### [WHAT YOU WILL DO]
Go through the listing and pick out each line with the word "standalone" in it.

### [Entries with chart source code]
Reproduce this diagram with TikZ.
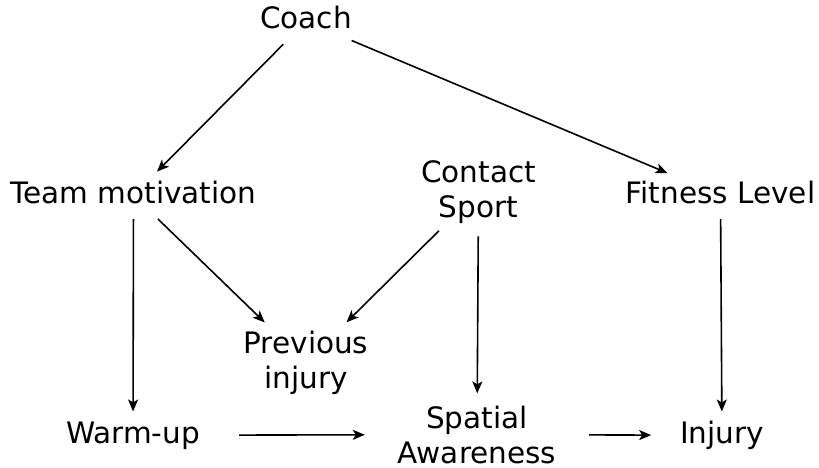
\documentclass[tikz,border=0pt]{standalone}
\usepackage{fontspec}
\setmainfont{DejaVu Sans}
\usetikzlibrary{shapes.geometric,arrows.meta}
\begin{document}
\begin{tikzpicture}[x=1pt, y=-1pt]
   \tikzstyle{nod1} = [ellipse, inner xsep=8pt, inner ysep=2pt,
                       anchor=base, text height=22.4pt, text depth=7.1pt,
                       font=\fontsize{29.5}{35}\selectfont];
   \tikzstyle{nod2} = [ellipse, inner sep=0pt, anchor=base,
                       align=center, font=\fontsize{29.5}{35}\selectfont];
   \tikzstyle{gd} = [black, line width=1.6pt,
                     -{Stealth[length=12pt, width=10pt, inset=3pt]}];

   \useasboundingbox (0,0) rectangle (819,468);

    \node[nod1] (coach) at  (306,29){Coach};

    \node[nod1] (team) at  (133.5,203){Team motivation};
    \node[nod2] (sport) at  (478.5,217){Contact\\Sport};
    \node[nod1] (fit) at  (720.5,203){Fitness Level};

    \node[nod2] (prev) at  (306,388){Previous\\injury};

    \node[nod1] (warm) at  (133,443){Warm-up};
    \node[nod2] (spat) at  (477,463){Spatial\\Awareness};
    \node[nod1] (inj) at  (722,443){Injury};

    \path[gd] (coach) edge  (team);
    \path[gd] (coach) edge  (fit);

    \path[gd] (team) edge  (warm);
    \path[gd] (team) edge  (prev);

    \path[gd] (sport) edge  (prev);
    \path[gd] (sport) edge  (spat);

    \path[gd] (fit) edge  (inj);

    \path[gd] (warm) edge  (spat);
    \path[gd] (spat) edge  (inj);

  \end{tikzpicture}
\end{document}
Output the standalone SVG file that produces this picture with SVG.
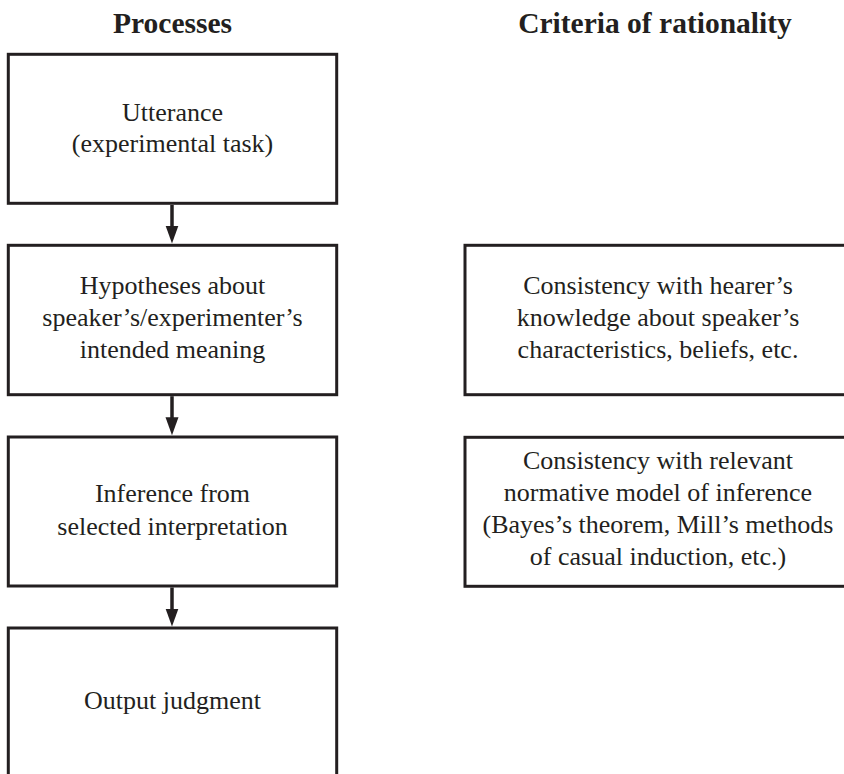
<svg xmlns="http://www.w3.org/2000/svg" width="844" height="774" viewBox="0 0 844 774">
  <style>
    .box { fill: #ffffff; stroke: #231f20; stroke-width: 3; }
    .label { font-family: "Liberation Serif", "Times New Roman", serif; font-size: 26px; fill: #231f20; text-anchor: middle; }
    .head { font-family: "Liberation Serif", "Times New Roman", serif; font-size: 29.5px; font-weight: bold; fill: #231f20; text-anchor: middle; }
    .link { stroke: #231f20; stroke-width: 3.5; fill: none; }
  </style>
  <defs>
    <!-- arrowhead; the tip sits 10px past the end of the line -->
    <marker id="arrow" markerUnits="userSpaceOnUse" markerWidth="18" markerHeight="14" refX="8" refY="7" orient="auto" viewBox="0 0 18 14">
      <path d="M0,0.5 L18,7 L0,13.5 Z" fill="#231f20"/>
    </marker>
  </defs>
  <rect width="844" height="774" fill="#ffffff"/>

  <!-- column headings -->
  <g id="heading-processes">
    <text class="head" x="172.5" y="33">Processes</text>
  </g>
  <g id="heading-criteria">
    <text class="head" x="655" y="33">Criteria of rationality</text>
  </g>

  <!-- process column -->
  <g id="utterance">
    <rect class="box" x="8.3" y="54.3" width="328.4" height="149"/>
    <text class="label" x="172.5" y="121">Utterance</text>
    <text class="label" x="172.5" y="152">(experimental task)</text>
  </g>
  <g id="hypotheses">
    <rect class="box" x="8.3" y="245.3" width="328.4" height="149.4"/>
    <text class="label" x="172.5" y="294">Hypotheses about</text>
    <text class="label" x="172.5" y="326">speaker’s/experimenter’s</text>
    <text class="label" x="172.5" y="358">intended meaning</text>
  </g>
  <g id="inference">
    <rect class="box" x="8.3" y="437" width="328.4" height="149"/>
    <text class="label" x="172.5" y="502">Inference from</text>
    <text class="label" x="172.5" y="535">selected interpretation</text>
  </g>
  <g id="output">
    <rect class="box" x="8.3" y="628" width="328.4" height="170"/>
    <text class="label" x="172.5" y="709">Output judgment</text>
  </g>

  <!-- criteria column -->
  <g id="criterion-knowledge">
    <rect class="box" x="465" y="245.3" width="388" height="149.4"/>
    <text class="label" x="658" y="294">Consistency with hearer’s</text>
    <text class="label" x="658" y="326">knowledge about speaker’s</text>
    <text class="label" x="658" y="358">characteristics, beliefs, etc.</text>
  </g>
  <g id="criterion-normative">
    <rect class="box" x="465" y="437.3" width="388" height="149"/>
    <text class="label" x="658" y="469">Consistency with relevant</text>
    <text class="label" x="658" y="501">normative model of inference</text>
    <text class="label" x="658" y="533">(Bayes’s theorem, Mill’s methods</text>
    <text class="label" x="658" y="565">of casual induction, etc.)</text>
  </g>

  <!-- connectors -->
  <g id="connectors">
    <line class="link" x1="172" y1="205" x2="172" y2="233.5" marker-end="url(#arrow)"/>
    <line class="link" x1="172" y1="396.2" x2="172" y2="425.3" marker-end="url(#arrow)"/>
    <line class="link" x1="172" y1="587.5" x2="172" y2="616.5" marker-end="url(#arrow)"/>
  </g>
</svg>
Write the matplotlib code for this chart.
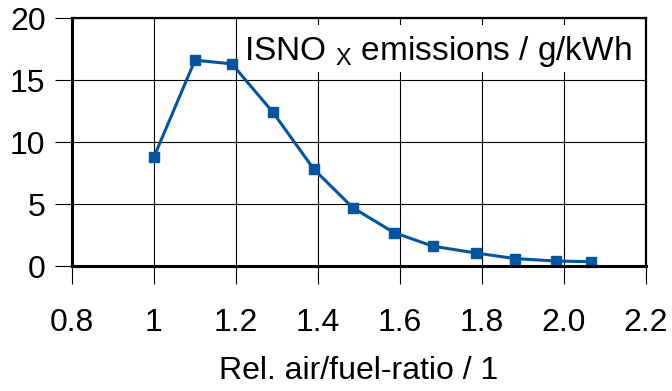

### [IN RESPONSE]
\documentclass[tikz,border=0pt]{standalone}
Output the standalone SVG file that produces this picture with SVG.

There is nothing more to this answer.